Supplied material:

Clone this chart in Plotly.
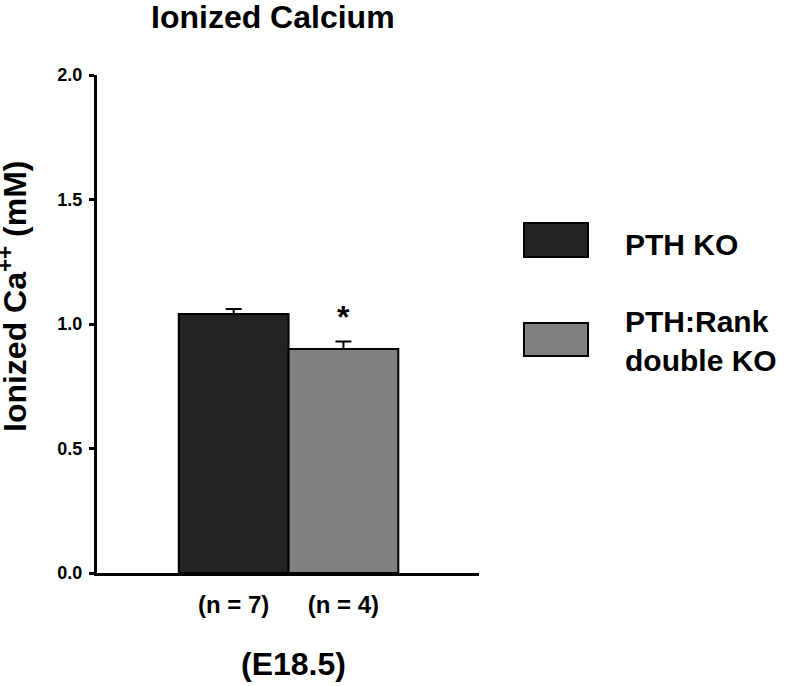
import plotly.graph_objects as go

# ---- data ----
groups = ["PTH KO", "PTH:Rank double KO"]
legend_labels = ["PTH KO", "PTH:Rank<br>double KO"]
n_labels = ["(n = 7)", "(n = 4)"]
mean_ca = [1.04, 0.90]
sem_ca = [0.02, 0.03]
bar_colors = ["#232323", "#808080"]
y_ticks = [0.0, 0.5, 1.0, 1.5, 2.0]
x_label = "(E18.5)"
title_text = "Ionized Calcium"
y_title = "Ionized Ca<sup>++</sup> (mM)"

W, H = 788, 686
L, R, T, B = 97, 479, 75, 573  # plot area in pixels

def px(x):
    return (x - L) / (R - L)

def py(y):
    return (B - y) / (B - T)

FONT = "Liberation Sans, Arial, Helvetica, sans-serif"

fig = go.Figure()
for i, g in enumerate(groups):
    fig.add_trace(go.Bar(
        x=[i], y=[mean_ca[i]], width=1.0, name=g,
        marker=dict(color=bar_colors[i], line=dict(color="black", width=2)),
        error_y=dict(type="data", array=[sem_ca[i]], arrayminus=[0], symmetric=False,
                     color="black", thickness=2, width=8),
        showlegend=False, hoverinfo="skip",
    ))

fig.update_layout(
    width=W, height=H,
    paper_bgcolor="white", plot_bgcolor="white",
    margin=dict(l=L, r=W - R, t=T, b=H - B, pad=0),
    bargap=0,
    font=dict(family=FONT, color="black"),
)

fig.update_xaxes(
    range=[-1.245, 2.235], showgrid=False, zeroline=False,
    showline=True, linecolor="black", linewidth=3,
    tickvals=[0, 1], ticktext=n_labels, ticks="",
    tickfont=dict(family=FONT, size=24, weight="bold", color="black"),
    ticklabelstandoff=8,
)
fig.update_yaxes(
    range=[0, 2.0], showgrid=False, zeroline=False,
    showline=True, linecolor="black", linewidth=3,
    tickvals=y_ticks, tickformat=".1f", ticks="outside", ticklen=5, tickwidth=3,
    tickcolor="black",
    tickfont=dict(family=FONT, size=18, weight="bold", color="black"),
    ticklabelstandoff=3,
)

ann = []
# title
ann.append(dict(text=title_text, xref="paper", yref="paper", x=px(273), y=py(17),
                xanchor="center", yanchor="middle", showarrow=False,
                font=dict(family=FONT, size=32, weight="bold", color="black")))
# y title
ann.append(dict(text=y_title, xref="paper", yref="paper", x=px(13), y=py(297),
                xanchor="center", yanchor="middle", textangle=-90, showarrow=False,
                font=dict(family=FONT, size=32, weight="bold", color="black")))
# x label
ann.append(dict(text=x_label, xref="paper", yref="paper", x=px(293), y=py(664),
                xanchor="center", yanchor="middle", showarrow=False,
                font=dict(family=FONT, size=32, weight="bold", color="black")))
# significance star
ann.append(dict(text="*", xref="x", yref="y", x=1, y=mean_ca[1] + sem_ca[1] + 0.10,
                xanchor="center", yanchor="middle", showarrow=False,
                font=dict(family=FONT, size=32, weight="bold", color="black")))

# legend (boxes + labels)
shapes = []
box_y = [(223, 257), (323, 356)]
text_y = [244, 341]
for i in range(len(groups)):
    y0, y1 = box_y[i]
    shapes.append(dict(type="rect", xref="paper", yref="paper",
                       x0=px(524), x1=px(588), y0=py(y1), y1=py(y0),
                       fillcolor=bar_colors[i], line=dict(color="black", width=2)))
    ann.append(dict(text=legend_labels[i], xref="paper", yref="paper",
                    x=px(623), y=py(text_y[i]), xanchor="left", yanchor="middle",
                    align="left", showarrow=False,
                    font=dict(family=FONT, size=30, weight="bold", color="black")))

fig.update_layout(annotations=ann, shapes=shapes)
fig.write_html("out.html",
               config={"displayModeBar": False, "staticPlot": True},
               post_script="document.body.style.margin='0';document.body.style.overflow='hidden';")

What the task asks: Without any pictures, reproduce the lines from the first one in the material through the line that has "import plotly.graph_objects as go", exactly as they appear.

Expected answer:
Clone this chart in Plotly.
import plotly.graph_objects as go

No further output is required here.